28
Mai
2008

Bruderherz

Müssen Geschwister verschieden sein? Müssen sie einander ergänzen? Stehen sie sogar in Konkurrenz zu einander? Man könnte es meinen, wenn man den Geschwistern Filomena und Andreas Frogg beim Gang durchs Leben zuschaut. Immer tat er genau das, was sie nicht tat. Oder umgekehrt. Dabei war das gar nicht so einfach. Denn beide waren wir ähnlich begabt: eher im Kopf als in den Händen. Mein kleiner Bruder Andreas hatte zudem noch etwas Talent in den Füssen. Aber Tschütteler* wollte er dann doch nicht werden.

Natürlich war für mich zunächst alles viel einfacher, schliesslich war ich drei Jahre älter. Ich war es, die jedes Neuland zuerst betreten durfte, ja musste. Als Primarschülerin etwa war Filomena frühbegabt, neugierig, ehrgeizig, kurz: in puncto Leistung nicht zu schlagen. Was blieb also Andreas anderes übrig, als stets einen vergnügten Minimalismus an den Tag zu legen?

Doch mit 20 mischte Filomena die Karten neu: Sie entschied sich für ein Studium in drei vollkommen unnützen Fächern: Englische Literaturen und Sprachwissenschaften und Deutsche Literatur. Vater Frogg hoffte noch, sie würde wenigstens Gymnasiallehrerin werden und anständig verdienen. Aber nix da. Bevor sie 40 war, interessierte die Frogg sich für so banale Dinge wie das Geldverdienen nicht im geringsten. Sie schlug sich erst als ewige Studentin und Bibliotheksassistentin durchs Leben. Dann als verkrachte Journalistin. Zudem wechselte sie viel zu oft die Liebhaber.
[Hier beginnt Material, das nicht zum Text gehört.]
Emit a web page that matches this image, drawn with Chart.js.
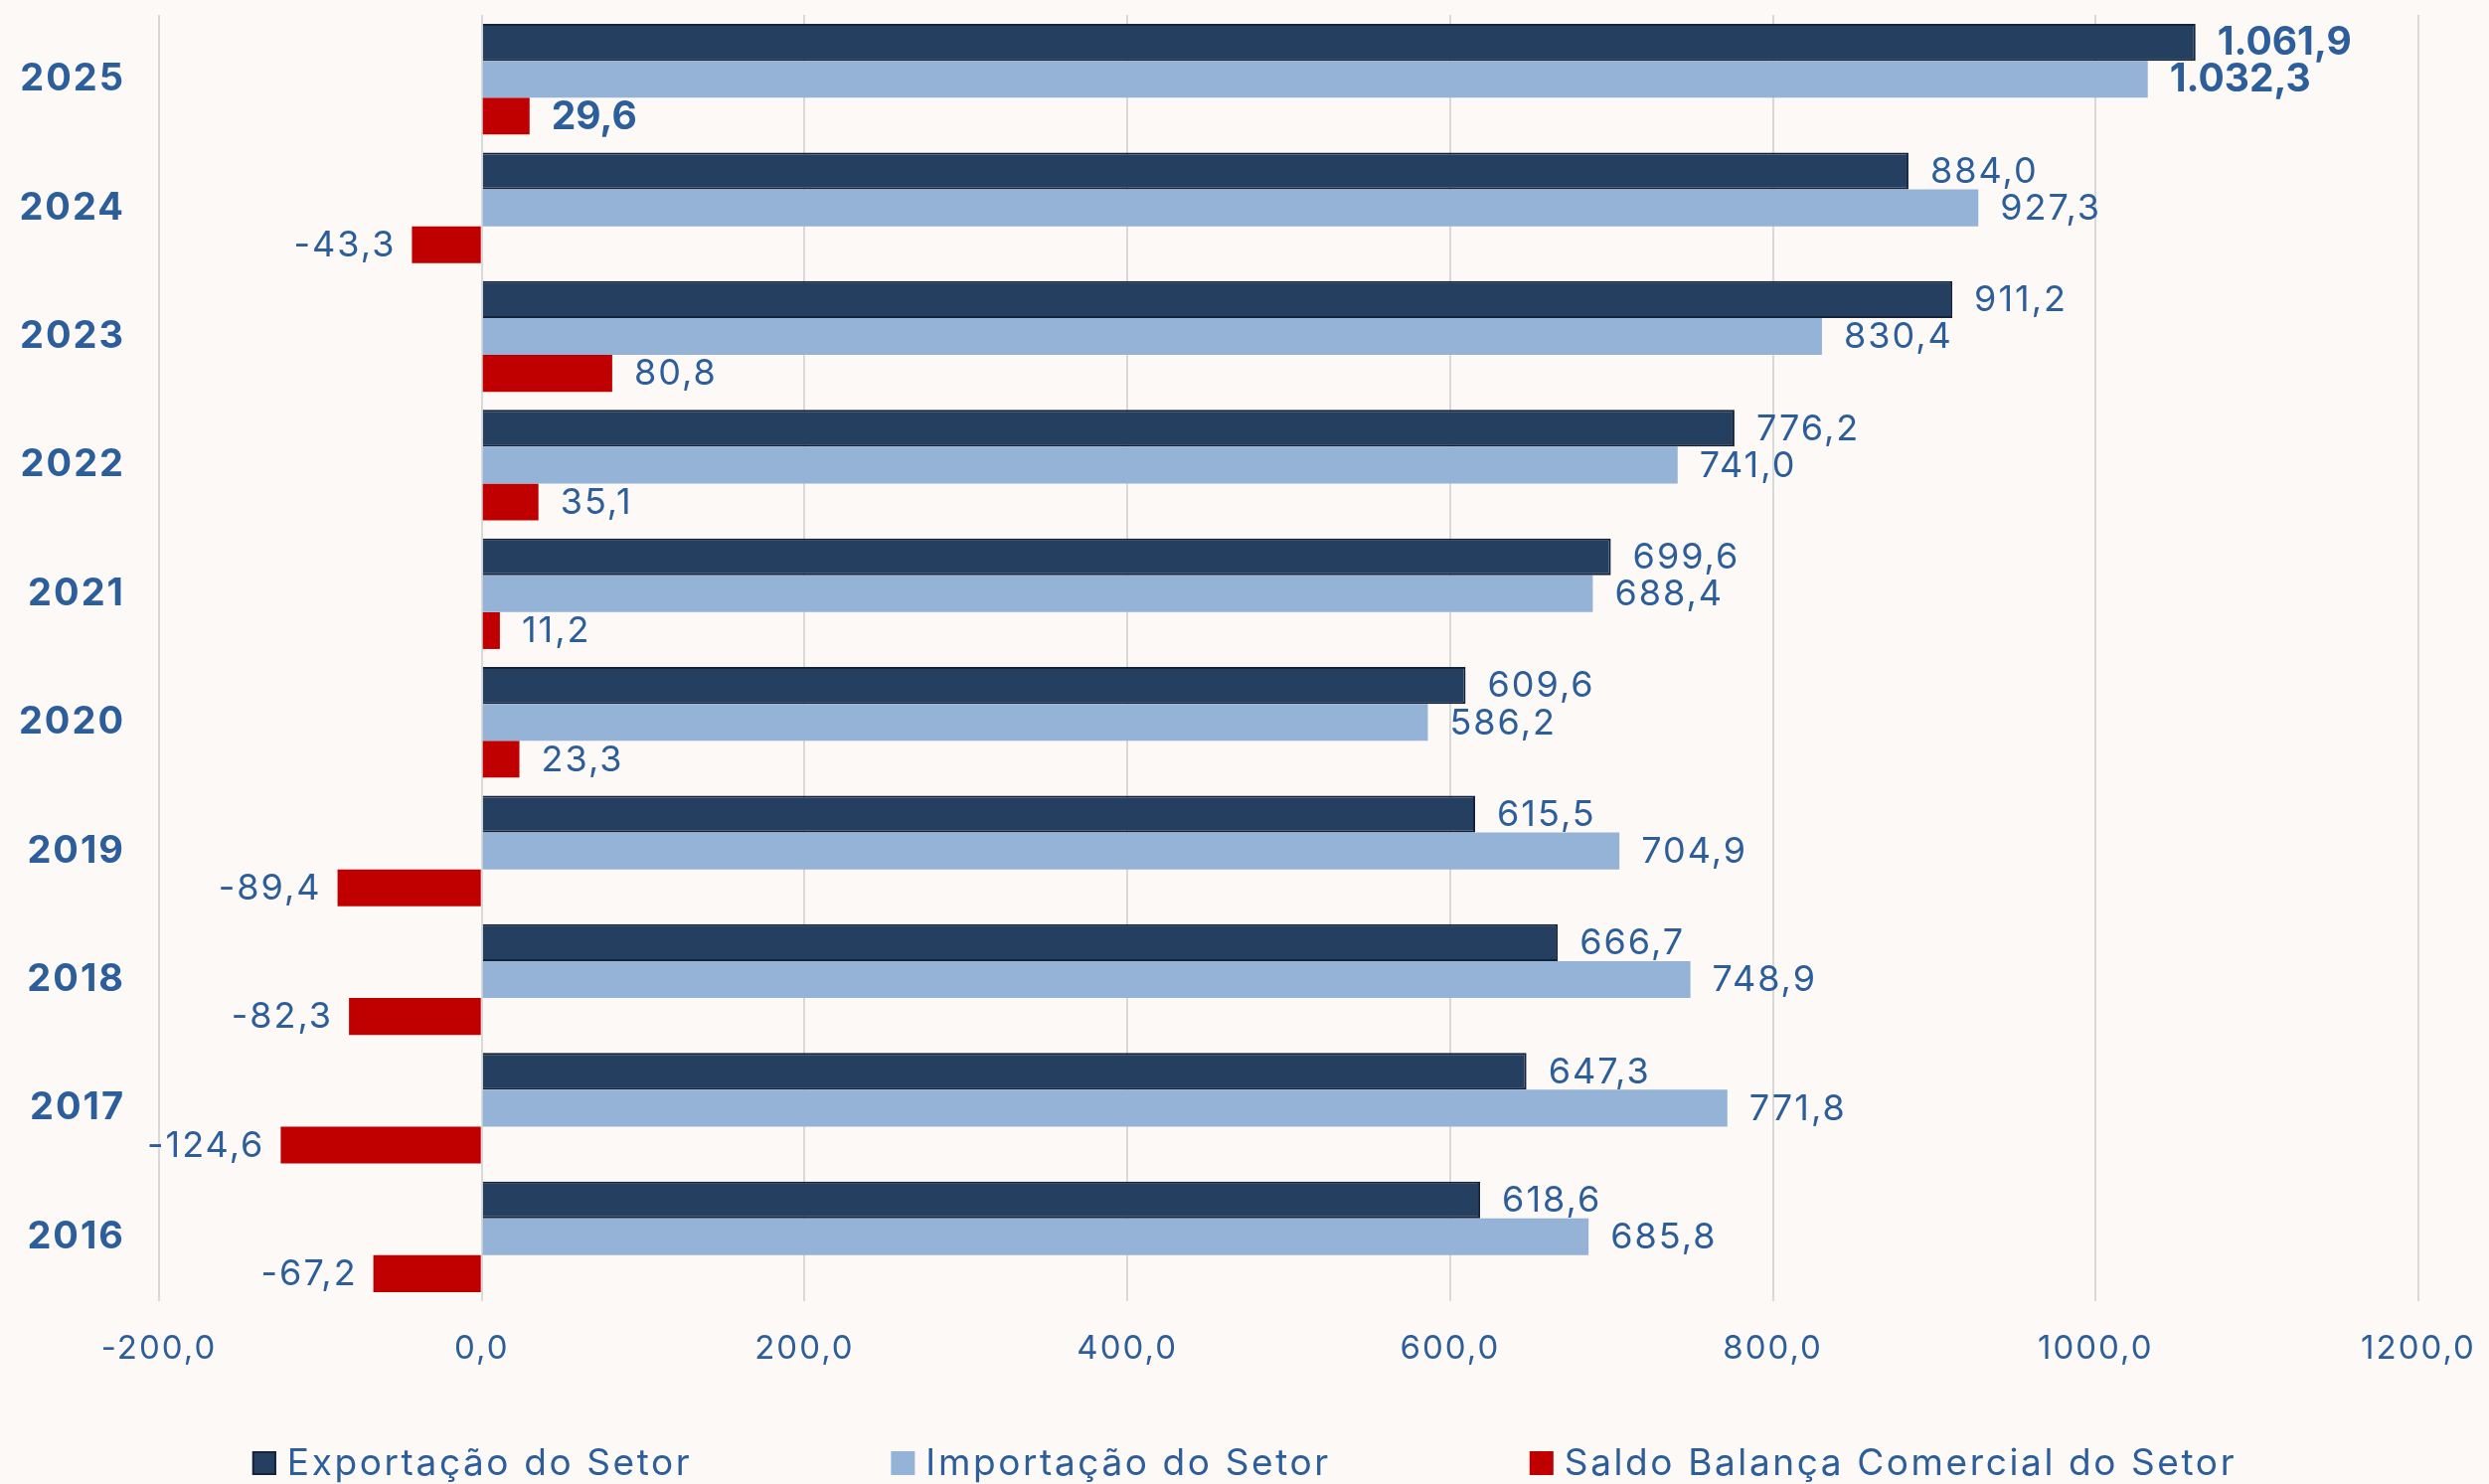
<!DOCTYPE html>
<html lang="pt-BR">
<head>
    <meta charset="UTF-8">
    <title>Balança Comercial do Setor</title>
    <script src="https://cdn.jsdelivr.net/npm/chart.js"></script>
    <style>
        html, body { margin: 0; padding: 0; background: #FDF9F6; }
        #wrap { width: 2504px; height: 1493px; position: relative; }
    </style>
</head>
<body>
    <div id="wrap"><canvas id="myChart"></canvas></div>

    <script>
        // Data (most recent year on top)
        const years = ['2025', '2024', '2023', '2022', '2021', '2020', '2019', '2018', '2017', '2016'];
        const exportacao = [1061.9, 884.0, 911.2, 776.2, 699.6, 609.6, 615.5, 666.7, 647.3, 618.6];
        const importacao = [1032.3, 927.3, 830.4, 741.0, 688.4, 586.2, 704.9, 748.9, 771.8, 685.8];
        const saldo = [29.6, -43.3, 80.8, 35.1, 11.2, 23.3, -89.4, -82.3, -124.6, -67.2];
        const seriesNames = ['Exportação do Setor', 'Importação do Setor', 'Saldo Balança Comercial do Setor'];

        const textBlue = '#2D5E9C';
        const fontFamily = 'Inter, "Noto Sans", sans-serif';

        // "1.061,9" style for labels, "1000,0" style for ticks
        function fmt(v, group) {
            let parts = Math.abs(v).toFixed(1).split('.');
            let int = parts[0];
            if (group) int = int.replace(/\B(?=(\d{3})+(?!\d))/g, '.');
            return (v < 0 ? '-' : '') + int + ',' + parts[1];
        }

        // wider text, closer to the original font
        const spacing = {
            id: 'spacing',
            beforeDraw(chart) {
                chart.ctx.letterSpacing = '2px';
            }
        };

        // value labels next to each bar
        const valueLabels = {
            id: 'valueLabels',
            afterDatasetsDraw(chart) {
                const ctx = chart.ctx;
                ctx.save();
                ctx.fillStyle = textBlue;
                ctx.textBaseline = 'middle';
                chart.data.datasets.forEach((ds, i) => {
                    chart.getDatasetMeta(i).data.forEach((bar, j) => {
                        const v = ds.data[j];
                        if (j === 0) {
                            ctx.font = 'bold 39px ' + fontFamily;
                            ctx.letterSpacing = '0px';
                        } else {
                            ctx.font = '36px ' + fontFamily;
                            ctx.letterSpacing = '2px';
                        }
                        if (v >= 0) {
                            ctx.textAlign = 'left';
                            ctx.fillText(fmt(v, true), bar.x + 22, bar.y + 1);
                        } else {
                            ctx.textAlign = 'right';
                            ctx.fillText(fmt(v, true), bar.x - 16, bar.y + 1);
                        }
                    });
                });
                ctx.restore();
            }
        };

        // legend along the bottom, items spaced like the original
        const bottomLegend = {
            id: 'bottomLegend',
            afterDraw(chart) {
                const ctx = chart.ctx;
                const box = 24, gapText = 11, gapItem = 200;
                ctx.save();
                ctx.font = '37px ' + fontFamily;
                ctx.letterSpacing = '2.6px';
                ctx.textBaseline = 'middle';
                ctx.textAlign = 'left';
                const items = chart.data.datasets.map(ds => ({
                    text: ds.label, fill: ds.backgroundColor, stroke: ds.borderColor,
                    w: box + gapText + ctx.measureText(ds.label).width
                }));
                const total = items.reduce((s, it) => s + it.w, 0) + gapItem * (items.length - 1);
                let x = (chart.width - total) / 2;
                const y = chart.height - 21;
                items.forEach(it => {
                    ctx.fillStyle = it.fill;
                    ctx.fillRect(x, y - box / 2, box, box);
                    if (it.stroke && it.stroke !== it.fill) {
                        ctx.strokeStyle = it.stroke;
                        ctx.lineWidth = 2;
                        ctx.strokeRect(x + 1, y - box / 2 + 1, box - 2, box - 2);
                    }
                    ctx.fillStyle = textBlue;
                    ctx.fillText(it.text, x + box + gapText, y + 1);
                    x += it.w + gapItem;
                });
                ctx.restore();
            }
        };

        function loadChart() {
            const ctx = document.getElementById('myChart').getContext('2d');
            new Chart(ctx, {
                type: 'bar',
                data: {
                    labels: years,
                    datasets: [{
                        label: seriesNames[0],
                        data: exportacao,
                        backgroundColor: '#253F60',
                        borderColor: '#14233A',
                        borderWidth: 2
                    }, {
                        label: seriesNames[1],
                        data: importacao,
                        backgroundColor: '#95B3D7',
                        borderColor: '#95B3D7',
                        borderWidth: 0
                    }, {
                        label: seriesNames[2],
                        data: saldo,
                        backgroundColor: '#C00000',
                        borderColor: '#C00000',
                        borderWidth: 0
                    }]
                },
                options: {
                    indexAxis: 'y',
                    responsive: true,
                    maintainAspectRatio: false,
                    animation: false,
                    datasets: {
                        bar: { categoryPercentage: 0.86, barPercentage: 1.0 }
                    },
                    layout: { padding: { top: 15, right: 71, left: 0, bottom: 0 } },
                    plugins: {
                        legend: { display: false },
                        tooltip: { enabled: false }
                    },
                    scales: {
                        x: {
                            min: -200,
                            max: 1200,
                            border: { display: false },
                            grid: { color: '#D9D9D9', lineWidth: 2, drawTicks: false },
                            ticks: {
                                stepSize: 200,
                                padding: 28,
                                color: textBlue,
                                font: { family: fontFamily, size: 33 },
                                callback: v => fmt(v, false)
                            },
                            afterFit: s => {
                                s.height = 184;
                                s.paddingLeft = 0;
                                s.paddingRight = 0;
                            }
                        },
                        y: {
                            border: { display: false },
                            grid: { display: false, drawTicks: false },
                            ticks: {
                                padding: 34,
                                color: textBlue,
                                font: { family: fontFamily, size: 38, weight: 'bold' }
                            },
                            afterFit: s => {
                                s.width = 160;
                                s.paddingTop = 0;
                                s.paddingBottom = 0;
                            }
                        }
                    }
                },
                plugins: [spacing, valueLabels, bottomLegend]
            });
        }

        window.onload = () => {
            loadChart();
        };
    </script>
</body>
</html>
Da kam die Stunde von Andreas. Er entdeckte seinen Ehrgeiz. Hatte er mit 16 noch mit einem Studium der Philosophie geliebäugelt (auch so ein unnützes Fach), entschied er sich nach der Matura für die Ökonomie. An einer Top-Uni. Er nahm sogar eine Offizierskarriere in Angriff. Doch der Zeitgeist bewahrte ihn davor, sie allzu verbissen verfolgen zu müssen. Dafür erklomm er beruflich die Karriereleiter und hat es zu einem Posten gebracht, der Vater Frogg vor Stolz manchmal ganz verlegen werden lässt. Ausserdem heiratete er die zierliche und zielbewusste Stella aus dem Hause Ottokar und bekam zwei herzige Töchter.

Dann wurde ich 40. Nun schien es mir an der Zeit zu zeigen, dass ich es ja doch auch ein bisschen zu etwas gebracht hatte. Im Fall. Ich lud die vereinigten Familien Frogg und Walholz in ein Prachtshotel zum Essen ein. Natürlich war alles nicht ganz so kostspielig, wie es aussah. Aber die Gäste waren vom wahrhaft atemberaubenden Ausblick beeindruckt. So sehr, dass Grossmutter Walholz nach dem fünften Glas Wein mit etwas unsteter Stimme sagte: "Ich hätte nicht gedacht, dass Du das kannst, Moni!"

Wen wunderts nach all dem, dass Andreas bei der Feier seines 40. Geburtstags ganz anders vorging: Er wählte das Abenteuer und überraschte damit sogar seine Frau Stella. Er lud seine besten Freunde, Schwester Filomena und Herrn T. zu einer kurzen, aber steilen Bergwanderung ein. Gegessen und übernachtet wurde hier.


(Quelle: www.gaestehaus-lammet.ch)

In einem Massenlager mit alten Armeewolldecken (die, unter denen man mit dem Schweizerkreuz auf der Brust schläft). Und siehe da: Es funktionierte. Zwar schliefen die wenigstens besonders gut, denn für 40-Jährige wird ein Massenlager allmählich eine Zumutung. Aber auch am Morgen waren die Konversationen noch freundlich, und da und dort ertönte Gelächter an einem Tisch. Ein schönes Fest.

Ich hatte nur ein Problem: Mein rechtes Ohr. Blubbern und tröten, ihr wisst schon. Ich brauchte einen ganzen Tag und eine Nacht, bis es sich erholt hatte. Mein Bruder hat mich für einmal wirklich schachmatt gesetzt.


*"Tschütteler": Schweizerdeutsch für Fussballer.